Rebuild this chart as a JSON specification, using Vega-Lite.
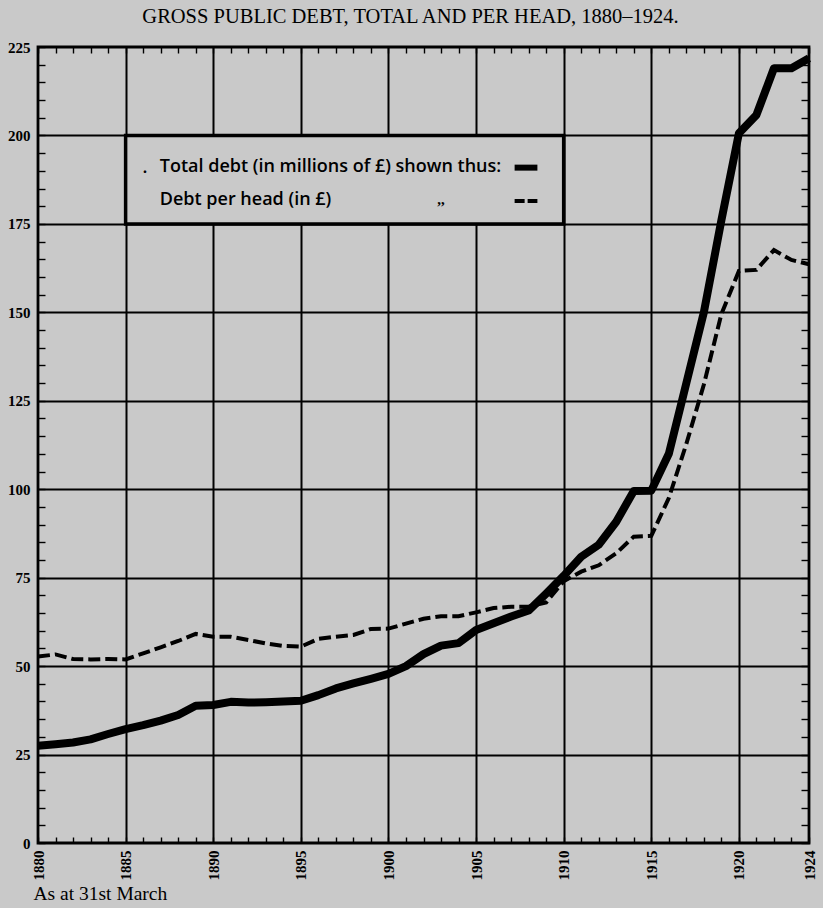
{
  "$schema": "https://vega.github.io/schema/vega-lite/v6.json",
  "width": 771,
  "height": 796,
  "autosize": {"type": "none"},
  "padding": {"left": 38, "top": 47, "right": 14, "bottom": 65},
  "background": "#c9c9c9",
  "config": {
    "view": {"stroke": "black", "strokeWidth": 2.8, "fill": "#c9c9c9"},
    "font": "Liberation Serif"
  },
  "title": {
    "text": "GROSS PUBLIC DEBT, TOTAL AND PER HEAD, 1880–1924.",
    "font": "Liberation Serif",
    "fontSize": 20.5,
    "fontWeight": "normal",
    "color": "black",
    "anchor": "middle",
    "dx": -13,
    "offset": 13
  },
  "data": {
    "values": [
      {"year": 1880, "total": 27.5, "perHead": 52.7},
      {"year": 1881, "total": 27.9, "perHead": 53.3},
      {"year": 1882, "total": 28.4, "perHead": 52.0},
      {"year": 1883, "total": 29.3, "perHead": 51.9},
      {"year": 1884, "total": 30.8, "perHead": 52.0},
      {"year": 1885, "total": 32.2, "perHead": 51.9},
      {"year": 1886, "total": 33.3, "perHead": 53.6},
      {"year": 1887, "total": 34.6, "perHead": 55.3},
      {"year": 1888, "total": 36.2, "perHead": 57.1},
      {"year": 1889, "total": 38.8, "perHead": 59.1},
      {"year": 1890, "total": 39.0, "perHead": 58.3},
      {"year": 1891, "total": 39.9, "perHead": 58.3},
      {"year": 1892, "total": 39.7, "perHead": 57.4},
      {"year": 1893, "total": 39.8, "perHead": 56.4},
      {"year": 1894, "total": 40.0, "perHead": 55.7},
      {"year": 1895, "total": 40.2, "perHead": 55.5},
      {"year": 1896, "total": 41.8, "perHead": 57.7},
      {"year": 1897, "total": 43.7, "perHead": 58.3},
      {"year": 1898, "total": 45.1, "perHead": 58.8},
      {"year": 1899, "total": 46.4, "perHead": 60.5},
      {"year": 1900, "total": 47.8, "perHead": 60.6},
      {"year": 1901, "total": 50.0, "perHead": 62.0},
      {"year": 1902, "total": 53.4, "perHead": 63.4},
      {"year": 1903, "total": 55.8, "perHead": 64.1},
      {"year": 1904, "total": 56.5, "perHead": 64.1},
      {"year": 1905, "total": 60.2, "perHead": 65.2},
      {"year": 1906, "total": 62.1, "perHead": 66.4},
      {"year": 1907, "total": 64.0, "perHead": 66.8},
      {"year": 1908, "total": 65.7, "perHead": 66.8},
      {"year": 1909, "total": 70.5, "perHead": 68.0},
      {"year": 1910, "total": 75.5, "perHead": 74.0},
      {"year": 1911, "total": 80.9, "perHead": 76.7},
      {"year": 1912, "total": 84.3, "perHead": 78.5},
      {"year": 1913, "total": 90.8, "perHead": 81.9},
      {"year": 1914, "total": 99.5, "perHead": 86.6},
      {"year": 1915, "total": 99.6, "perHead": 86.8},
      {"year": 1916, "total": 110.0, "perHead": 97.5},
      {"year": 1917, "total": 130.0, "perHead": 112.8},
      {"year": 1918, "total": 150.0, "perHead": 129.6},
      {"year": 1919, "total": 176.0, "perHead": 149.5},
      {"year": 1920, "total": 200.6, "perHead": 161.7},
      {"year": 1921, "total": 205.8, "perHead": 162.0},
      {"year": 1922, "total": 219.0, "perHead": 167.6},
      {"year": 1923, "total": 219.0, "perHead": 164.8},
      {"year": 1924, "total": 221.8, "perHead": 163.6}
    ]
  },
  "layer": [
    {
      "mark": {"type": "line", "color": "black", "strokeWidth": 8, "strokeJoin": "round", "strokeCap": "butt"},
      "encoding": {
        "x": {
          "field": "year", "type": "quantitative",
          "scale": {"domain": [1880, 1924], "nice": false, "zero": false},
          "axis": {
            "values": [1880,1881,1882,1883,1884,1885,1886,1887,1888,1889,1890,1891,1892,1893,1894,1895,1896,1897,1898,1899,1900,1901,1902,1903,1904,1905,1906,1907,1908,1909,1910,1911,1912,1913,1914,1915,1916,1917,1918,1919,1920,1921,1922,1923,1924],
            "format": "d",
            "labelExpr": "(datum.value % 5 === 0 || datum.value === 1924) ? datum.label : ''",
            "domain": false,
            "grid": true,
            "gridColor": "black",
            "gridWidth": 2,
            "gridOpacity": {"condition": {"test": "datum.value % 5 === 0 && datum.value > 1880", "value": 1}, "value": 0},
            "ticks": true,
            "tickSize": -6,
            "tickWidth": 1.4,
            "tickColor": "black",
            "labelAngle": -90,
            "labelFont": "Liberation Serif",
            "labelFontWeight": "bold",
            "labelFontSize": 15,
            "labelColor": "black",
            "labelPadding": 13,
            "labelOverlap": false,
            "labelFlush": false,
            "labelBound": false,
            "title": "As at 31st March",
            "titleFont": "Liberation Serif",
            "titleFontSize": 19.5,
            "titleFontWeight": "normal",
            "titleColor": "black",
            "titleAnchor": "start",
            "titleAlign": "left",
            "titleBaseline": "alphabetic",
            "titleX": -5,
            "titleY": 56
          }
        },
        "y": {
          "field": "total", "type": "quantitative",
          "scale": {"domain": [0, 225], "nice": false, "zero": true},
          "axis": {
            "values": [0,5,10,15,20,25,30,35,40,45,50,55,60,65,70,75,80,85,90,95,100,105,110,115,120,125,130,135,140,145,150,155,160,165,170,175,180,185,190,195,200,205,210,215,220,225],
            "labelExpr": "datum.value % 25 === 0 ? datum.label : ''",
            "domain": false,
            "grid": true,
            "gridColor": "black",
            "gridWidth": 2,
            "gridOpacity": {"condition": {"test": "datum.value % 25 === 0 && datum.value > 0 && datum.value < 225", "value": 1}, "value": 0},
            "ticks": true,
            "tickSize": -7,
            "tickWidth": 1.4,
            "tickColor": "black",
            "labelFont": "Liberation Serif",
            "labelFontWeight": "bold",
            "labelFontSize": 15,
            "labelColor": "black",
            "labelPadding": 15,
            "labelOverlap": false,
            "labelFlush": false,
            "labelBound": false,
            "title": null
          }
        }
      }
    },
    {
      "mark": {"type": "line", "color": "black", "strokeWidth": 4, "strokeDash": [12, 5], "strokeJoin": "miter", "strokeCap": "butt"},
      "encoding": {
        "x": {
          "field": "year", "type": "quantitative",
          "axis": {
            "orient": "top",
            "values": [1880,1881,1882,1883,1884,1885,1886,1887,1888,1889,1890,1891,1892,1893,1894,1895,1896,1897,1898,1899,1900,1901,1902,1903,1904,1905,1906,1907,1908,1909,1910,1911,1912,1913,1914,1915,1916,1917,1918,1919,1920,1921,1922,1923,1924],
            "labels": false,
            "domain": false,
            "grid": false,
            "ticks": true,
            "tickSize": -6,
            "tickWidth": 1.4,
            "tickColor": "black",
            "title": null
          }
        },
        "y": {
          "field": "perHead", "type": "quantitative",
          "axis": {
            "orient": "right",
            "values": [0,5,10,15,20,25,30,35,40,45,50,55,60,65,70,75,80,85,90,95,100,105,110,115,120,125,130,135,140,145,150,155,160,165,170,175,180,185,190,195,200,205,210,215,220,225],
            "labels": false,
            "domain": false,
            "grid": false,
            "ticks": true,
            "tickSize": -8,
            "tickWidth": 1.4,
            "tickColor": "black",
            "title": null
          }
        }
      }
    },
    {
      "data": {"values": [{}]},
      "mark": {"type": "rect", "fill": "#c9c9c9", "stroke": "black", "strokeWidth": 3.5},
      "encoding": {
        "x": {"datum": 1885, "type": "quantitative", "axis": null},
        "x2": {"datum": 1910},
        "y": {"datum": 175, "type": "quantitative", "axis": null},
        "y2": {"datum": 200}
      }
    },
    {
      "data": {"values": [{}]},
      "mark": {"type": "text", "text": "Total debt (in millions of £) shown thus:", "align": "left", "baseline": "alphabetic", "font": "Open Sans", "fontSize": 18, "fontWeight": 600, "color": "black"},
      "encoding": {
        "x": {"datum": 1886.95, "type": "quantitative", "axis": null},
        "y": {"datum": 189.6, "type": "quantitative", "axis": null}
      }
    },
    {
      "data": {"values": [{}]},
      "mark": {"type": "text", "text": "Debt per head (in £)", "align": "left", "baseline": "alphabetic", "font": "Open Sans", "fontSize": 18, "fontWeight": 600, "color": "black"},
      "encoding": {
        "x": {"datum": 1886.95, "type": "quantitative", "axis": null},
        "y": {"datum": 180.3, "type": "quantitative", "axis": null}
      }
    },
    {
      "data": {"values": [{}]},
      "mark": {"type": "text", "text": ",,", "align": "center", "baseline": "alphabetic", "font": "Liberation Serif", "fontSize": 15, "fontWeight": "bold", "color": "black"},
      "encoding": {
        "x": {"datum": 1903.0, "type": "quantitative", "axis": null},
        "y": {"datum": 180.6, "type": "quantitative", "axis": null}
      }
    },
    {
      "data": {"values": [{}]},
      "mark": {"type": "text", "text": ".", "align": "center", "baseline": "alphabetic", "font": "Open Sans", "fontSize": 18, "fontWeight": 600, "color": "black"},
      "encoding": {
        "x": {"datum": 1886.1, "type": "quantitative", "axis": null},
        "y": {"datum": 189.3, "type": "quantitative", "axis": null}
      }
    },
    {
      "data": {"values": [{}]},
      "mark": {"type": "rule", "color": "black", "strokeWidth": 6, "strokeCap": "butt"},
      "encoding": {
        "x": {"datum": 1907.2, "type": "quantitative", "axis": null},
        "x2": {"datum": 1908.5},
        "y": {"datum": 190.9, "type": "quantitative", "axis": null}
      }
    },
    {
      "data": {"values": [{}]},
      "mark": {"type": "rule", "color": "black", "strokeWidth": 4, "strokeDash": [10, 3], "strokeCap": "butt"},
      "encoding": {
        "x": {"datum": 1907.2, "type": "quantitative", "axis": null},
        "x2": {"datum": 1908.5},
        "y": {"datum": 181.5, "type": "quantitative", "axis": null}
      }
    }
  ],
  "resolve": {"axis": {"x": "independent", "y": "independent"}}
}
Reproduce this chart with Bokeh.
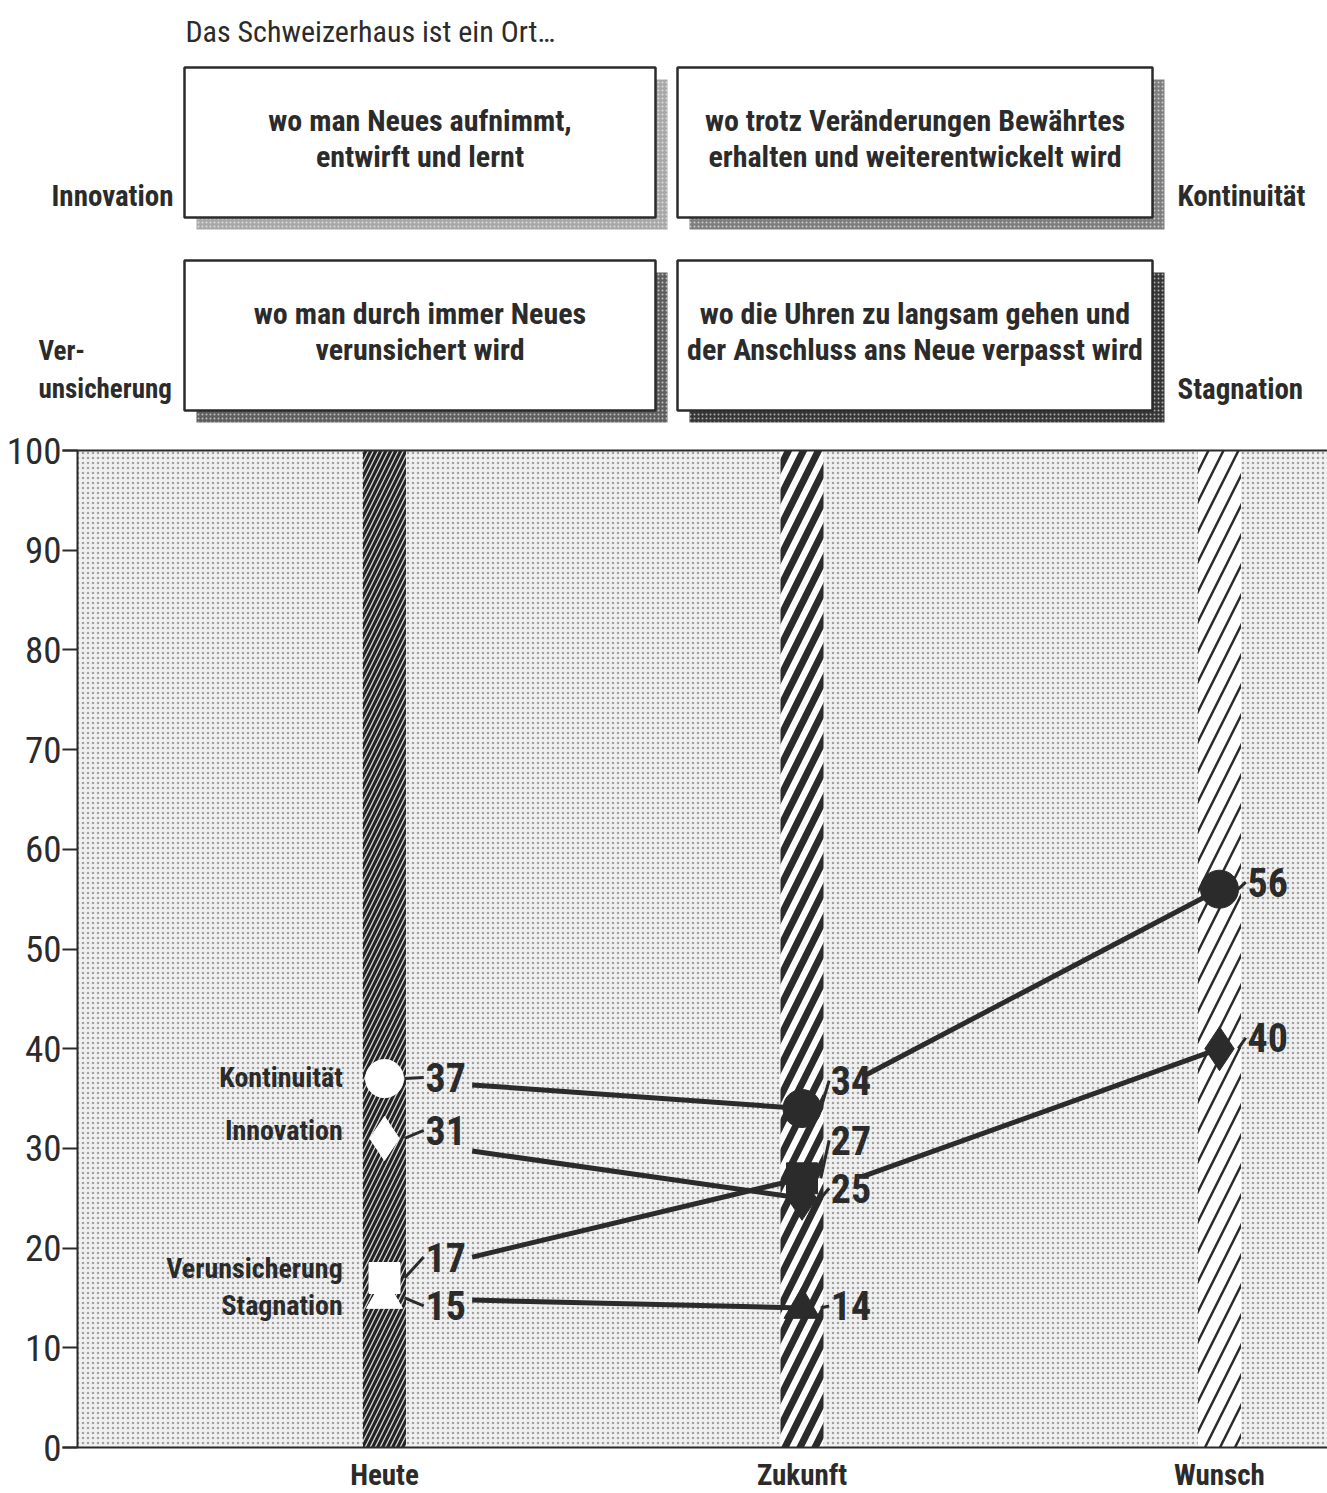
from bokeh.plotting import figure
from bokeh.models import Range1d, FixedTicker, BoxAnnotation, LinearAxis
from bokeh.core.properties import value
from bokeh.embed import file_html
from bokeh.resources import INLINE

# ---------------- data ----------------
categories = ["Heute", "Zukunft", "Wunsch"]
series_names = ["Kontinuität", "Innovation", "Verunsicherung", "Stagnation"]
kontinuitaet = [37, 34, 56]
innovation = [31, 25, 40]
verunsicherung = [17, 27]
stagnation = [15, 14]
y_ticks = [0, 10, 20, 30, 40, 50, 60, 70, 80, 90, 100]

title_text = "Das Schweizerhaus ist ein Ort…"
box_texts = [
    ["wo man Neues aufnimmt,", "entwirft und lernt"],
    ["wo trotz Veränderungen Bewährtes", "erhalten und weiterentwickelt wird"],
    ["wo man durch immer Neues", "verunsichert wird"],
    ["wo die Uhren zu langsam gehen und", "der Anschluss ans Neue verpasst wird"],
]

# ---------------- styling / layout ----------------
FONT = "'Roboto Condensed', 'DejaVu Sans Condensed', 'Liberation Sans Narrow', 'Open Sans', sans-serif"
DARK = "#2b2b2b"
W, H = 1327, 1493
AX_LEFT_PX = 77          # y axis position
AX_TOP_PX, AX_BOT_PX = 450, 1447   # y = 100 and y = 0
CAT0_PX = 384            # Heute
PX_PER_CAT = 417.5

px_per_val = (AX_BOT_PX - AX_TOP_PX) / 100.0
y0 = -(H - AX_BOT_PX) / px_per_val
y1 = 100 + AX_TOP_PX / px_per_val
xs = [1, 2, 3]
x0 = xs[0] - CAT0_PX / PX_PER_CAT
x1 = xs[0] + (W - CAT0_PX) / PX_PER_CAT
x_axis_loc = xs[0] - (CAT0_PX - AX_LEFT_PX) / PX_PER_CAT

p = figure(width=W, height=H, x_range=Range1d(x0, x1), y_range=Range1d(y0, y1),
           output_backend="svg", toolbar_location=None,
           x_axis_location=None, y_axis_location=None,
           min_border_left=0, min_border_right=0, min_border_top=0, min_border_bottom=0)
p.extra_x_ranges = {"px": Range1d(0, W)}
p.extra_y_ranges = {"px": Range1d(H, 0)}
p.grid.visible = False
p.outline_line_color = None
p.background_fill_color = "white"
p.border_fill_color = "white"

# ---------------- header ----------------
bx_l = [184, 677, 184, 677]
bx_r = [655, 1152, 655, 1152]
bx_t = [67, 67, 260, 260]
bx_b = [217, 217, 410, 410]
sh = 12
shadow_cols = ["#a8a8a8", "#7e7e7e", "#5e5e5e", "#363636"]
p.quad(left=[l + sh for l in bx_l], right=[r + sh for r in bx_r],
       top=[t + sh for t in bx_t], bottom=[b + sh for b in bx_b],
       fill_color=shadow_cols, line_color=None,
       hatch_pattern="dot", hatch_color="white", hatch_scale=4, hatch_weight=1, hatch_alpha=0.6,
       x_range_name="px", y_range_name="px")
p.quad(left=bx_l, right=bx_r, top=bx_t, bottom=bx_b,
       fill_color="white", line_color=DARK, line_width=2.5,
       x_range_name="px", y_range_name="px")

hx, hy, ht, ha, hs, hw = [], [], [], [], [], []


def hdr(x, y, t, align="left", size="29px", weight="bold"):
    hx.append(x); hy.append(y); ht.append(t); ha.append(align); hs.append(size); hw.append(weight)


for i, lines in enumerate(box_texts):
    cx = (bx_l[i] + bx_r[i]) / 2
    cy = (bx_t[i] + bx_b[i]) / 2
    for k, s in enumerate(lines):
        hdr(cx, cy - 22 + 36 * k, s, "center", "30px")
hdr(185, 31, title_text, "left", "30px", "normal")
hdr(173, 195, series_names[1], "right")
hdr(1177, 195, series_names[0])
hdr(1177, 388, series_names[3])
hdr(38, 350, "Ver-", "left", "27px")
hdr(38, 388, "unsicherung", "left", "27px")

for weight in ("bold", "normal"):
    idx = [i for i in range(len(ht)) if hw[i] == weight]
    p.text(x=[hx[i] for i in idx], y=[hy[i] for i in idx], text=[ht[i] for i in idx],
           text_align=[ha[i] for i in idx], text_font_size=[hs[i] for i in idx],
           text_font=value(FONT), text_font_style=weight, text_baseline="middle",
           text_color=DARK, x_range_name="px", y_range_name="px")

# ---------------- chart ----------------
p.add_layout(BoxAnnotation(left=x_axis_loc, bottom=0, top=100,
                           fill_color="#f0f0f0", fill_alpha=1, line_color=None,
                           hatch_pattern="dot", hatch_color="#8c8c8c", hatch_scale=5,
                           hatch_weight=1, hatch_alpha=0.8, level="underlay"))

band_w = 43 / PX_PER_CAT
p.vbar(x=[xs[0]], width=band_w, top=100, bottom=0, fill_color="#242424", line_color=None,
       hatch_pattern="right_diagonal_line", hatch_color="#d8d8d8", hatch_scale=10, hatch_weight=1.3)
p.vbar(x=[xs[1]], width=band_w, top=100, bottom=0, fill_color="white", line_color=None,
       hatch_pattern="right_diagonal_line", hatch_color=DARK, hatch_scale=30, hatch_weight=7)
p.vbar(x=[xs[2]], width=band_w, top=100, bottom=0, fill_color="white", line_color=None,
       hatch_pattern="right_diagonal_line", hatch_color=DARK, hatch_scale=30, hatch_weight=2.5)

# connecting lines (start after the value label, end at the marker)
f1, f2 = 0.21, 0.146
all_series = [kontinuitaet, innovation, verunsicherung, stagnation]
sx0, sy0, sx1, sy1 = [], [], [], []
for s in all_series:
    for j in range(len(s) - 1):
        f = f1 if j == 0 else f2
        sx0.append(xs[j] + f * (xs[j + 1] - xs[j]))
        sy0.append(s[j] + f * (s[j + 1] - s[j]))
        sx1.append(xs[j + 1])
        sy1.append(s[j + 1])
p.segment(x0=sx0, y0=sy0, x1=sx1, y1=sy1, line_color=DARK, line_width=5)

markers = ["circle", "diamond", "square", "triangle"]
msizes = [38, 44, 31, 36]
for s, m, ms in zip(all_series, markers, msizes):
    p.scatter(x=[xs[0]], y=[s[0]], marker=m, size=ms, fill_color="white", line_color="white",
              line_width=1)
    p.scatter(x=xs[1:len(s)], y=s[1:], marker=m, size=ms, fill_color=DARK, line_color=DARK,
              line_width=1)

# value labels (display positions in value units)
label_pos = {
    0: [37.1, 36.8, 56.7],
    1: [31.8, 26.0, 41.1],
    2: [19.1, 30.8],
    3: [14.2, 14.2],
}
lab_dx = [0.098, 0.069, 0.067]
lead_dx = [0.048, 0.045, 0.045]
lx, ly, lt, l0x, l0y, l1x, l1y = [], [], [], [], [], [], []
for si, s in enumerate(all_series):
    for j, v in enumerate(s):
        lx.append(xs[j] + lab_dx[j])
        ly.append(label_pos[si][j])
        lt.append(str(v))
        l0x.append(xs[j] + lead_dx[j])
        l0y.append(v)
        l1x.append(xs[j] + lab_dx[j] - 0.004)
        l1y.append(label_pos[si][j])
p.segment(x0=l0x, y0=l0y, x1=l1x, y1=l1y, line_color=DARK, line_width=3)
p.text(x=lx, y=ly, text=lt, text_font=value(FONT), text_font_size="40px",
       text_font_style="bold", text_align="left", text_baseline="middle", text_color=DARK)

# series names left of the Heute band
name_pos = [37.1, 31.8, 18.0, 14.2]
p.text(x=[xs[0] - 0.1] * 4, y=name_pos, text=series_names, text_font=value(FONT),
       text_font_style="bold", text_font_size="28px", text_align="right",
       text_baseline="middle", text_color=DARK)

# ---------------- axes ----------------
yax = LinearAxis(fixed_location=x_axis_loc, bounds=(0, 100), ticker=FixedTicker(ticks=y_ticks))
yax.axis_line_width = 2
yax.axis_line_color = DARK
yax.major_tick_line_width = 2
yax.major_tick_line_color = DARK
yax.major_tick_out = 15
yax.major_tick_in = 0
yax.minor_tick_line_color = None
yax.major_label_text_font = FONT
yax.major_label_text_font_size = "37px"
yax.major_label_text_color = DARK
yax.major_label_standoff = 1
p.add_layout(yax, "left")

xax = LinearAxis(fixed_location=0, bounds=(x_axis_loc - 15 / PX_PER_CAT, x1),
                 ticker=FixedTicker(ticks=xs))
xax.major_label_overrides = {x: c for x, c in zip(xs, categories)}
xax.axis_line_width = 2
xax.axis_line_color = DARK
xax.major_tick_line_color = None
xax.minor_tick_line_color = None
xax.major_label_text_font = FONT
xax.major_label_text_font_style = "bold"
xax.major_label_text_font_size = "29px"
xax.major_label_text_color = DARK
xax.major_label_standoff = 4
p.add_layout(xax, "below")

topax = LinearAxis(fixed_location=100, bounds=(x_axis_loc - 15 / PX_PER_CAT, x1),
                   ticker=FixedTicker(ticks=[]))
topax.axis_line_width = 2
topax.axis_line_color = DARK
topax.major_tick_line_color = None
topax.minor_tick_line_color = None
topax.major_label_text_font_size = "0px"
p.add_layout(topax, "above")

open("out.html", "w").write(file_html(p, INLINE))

----

Omit the pictures. Extract exactly the lines that begin with the one holding "Reproduce this chart with Bokeh." and end with the one holding "from bokeh.resources import INLINE", inclusive.

Reproduce this chart with Bokeh.
from bokeh.plotting import figure
from bokeh.models import Range1d, FixedTicker, BoxAnnotation, LinearAxis
from bokeh.core.properties import value
from bokeh.embed import file_html
from bokeh.resources import INLINE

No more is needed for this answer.